Before he signed this into law, thousands of teachers across the state descended on Frankfort to protest Bevin and his Republican colleagues for the changes to the pension system. Schools in more than 30 districts closed.

Those who marched should be happy now that the state’s high court struck down the law, but we don’t believe this is the end of the effort to try to put this out-of-control pension system into a healthier place.

One really has to look at what led up to taking the case to the high court and the court’s ruling to understand why we make that comment. Democratic Attorney General Andy Beshear filed suit challenging the law, arguing the legislature violated the state Constitution by not voting on the proposal three times over three separate days. Bevin argued lawmakers did not need to do that because they had substituted the bill for an unrelated one that already had the required number votes.

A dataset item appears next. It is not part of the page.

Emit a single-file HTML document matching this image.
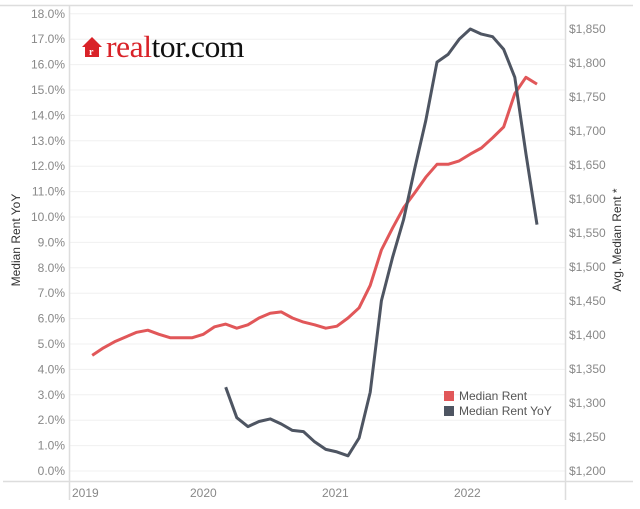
<!DOCTYPE html>
<html><head><meta charset="utf-8"><style>
body{margin:0;background:#fff;}
svg{display:block;font-family:"Liberation Sans",sans-serif;}
</style></head><body>
<svg id="chart" width="640" height="509" viewBox="0 0 640 509" xmlns="http://www.w3.org/2000/svg">
<g id="grid"></g>
<g id="axes">
<line x1="0" y1="5.5" x2="633" y2="5.5" stroke="#ddd" stroke-width="1.5"/>
<line x1="69.5" y1="5" x2="69.5" y2="500" stroke="#ddd" stroke-width="1.5"/>
<line x1="565.5" y1="5" x2="565.5" y2="500" stroke="#ddd" stroke-width="1.5"/>
<line x1="3" y1="481.5" x2="633" y2="481.5" stroke="#ddd" stroke-width="1.5"/>
</g>
<g id="leftTicks"></g>
<g id="rightTicks"></g>
<g id="xTicks"></g>
<text transform="translate(20,240) rotate(-90)" text-anchor="middle" font-size="12" fill="#333">Median Rent YoY</text>
<text transform="translate(621,240) rotate(-90)" text-anchor="middle" font-size="12" fill="#333">Avg. Median Rent *</text>
<g>
<polygon points="82,47 92,37 102,47 99,47 99,57 85,57 85,47" fill="#d92228"/>
<text x="89" y="55" font-size="10" fill="#fff" font-family="Liberation Serif,serif" font-weight="bold">r</text>
<text x="106" y="57" font-size="31" font-family="Liberation Serif,serif" letter-spacing="-0.5" textLength="138" lengthAdjust="spacingAndGlyphs"><tspan fill="#d92228">real</tspan><tspan fill="#111">tor.com</tspan></text>
</g>
<g id="series"></g>
<g>
<rect x="444" y="391" width="10" height="10" fill="#e15759"/>
<text x="459" y="400" font-size="12" fill="#555">Median Rent</text>
<rect x="444" y="406" width="10" height="10" fill="#4e5562"/>
<text x="459" y="415" font-size="12" fill="#555">Median Rent YoY</text>
</g>
</svg>
<script>
// months since Jan 2019
const rentMonths = [2,3,4,5,6,7,8,9,10,11,12,13,14,15,16,17,18,19,20,21,22,23,24,25,26,27,28,29,30,31,32,33,34,35,36,37,38,39,40,41,42];
const rentValues = [1370,1381,1390,1397,1404,1407,1401,1396,1396,1396,1401,1412,1416,1410,1415,1425,1432,1434,1425,1419,1415,1410,1413,1425,1440,1473,1525,1557,1587,1609,1632,1651,1651,1656,1666,1675,1690,1706,1755,1779,1769];
const yoyMonths = [14,15,16,17,18,19,20,21,22,23,24,25,26,27,28,29,30,31,32,33,34,35,36,37,38,39,40,41,42];
const yoyValues = [3.3,2.1,1.75,1.95,2.05,1.85,1.6,1.55,1.15,0.85,0.75,0.6,1.3,3.1,6.7,8.4,9.9,11.9,13.8,16.1,16.4,17.0,17.4,17.2,17.1,16.6,15.5,12.5,9.7];
const leftTickVals = [0,1,2,3,4,5,6,7,8,9,10,11,12,13,14,15,16,17,18];
const rightTickVals = [1200,1250,1300,1350,1400,1450,1500,1550,1600,1650,1700,1750,1800,1850];
const yearLabels = ["2019","2020","2021","2022"];

const NS="http://www.w3.org/2000/svg";
const x = m => 70 + m*11.12;
const yL = v => 471 - v*25.4;
const yR = v => 471 - (v-1200)*34/50;
const xYear = i => Math.max(70, 56 + i*132);
function mk(tag, attrs, parent, txt){const e=document.createElementNS(NS,tag);for(const k in attrs)e.setAttribute(k,attrs[k]);if(txt!==undefined)e.textContent=txt;parent.appendChild(e);return e;}
const grid=document.getElementById('grid'),lt=document.getElementById('leftTicks'),rt=document.getElementById('rightTicks'),xt=document.getElementById('xTicks'),ser=document.getElementById('series');
leftTickVals.forEach(v=>{
  const g=mk('line',{x1:70,x2:565,y1:yL(v),y2:yL(v),stroke:'#f0f0f0','stroke-width':1},grid);
  
  
  const t=mk('text',{x:65,y:yL(v)+4,'text-anchor':'end','font-size':12,fill:'#888'},lt,v.toFixed(1)+'%');
  
  
});
rightTickVals.forEach(v=>{
  const t=mk('text',{x:569,y:yR(v)+4,'font-size':12,fill:'#888'},rt,'$'+v.toLocaleString('en-US'));
  
  
});
yearLabels.forEach((l,i)=>{
  const t=mk('text',{x:xYear(i)+2,y:497,'font-size':12,fill:'#888'},xt,l);
  
  
});
const rp=rentMonths.map((m,i)=>x(m).toFixed(1)+','+yR(rentValues[i]).toFixed(1)).join(' ');
const r=mk('polyline',{points:rp,fill:'none',stroke:'#e15759','stroke-width':3,'stroke-linejoin':'round'},ser);


const yp=yoyMonths.map((m,i)=>x(m).toFixed(1)+','+yL(yoyValues[i]).toFixed(1)).join(' ');
const d=mk('polyline',{points:yp,fill:'none',stroke:'#4e5562','stroke-width':3,'stroke-linejoin':'round'},ser);


</script>
</body></html>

The Supreme Court ruled lawmakers cannot take a bill close to final passage and replace it with an unrelated bill without voting on it three times over three separate days as the Constitution requires.

We do believe the court got it right in its ruling, but the fix is simply a matter of voting on a new pension bill the required three times when it comes up again, which it almost certainly will in time.

We believe this is something to watch very closely, because 2019 is an election year for Bevin. It is also an odd-numbered year, which means the legislature is only in session for 30 days. One has to ask: Will Bevin and the Republican-controlled legislature bring this hot-button issue up again in a gubernatorial election year?

We don’t know, but we will anxiously be watching. One thing that Republicans have on their side is last month’s election. Democrats and teachers said they would knock out as many Republicans as possible in the election. That didn’t happen, as Republicans still hold a comfortable majority in the House and Senate.

If Republicans do try to revisit pension reform in 2019, they obviously need to do it the proper way and follow the court’s ruling. We will be watching to see if Republicans try to tackle this issue during a gubernatorial year, or if they play it safe and wait until 2020, hope that Bevin is re-elected and try to get it passed then.

Only time, and perhaps an election, will reveal that answer.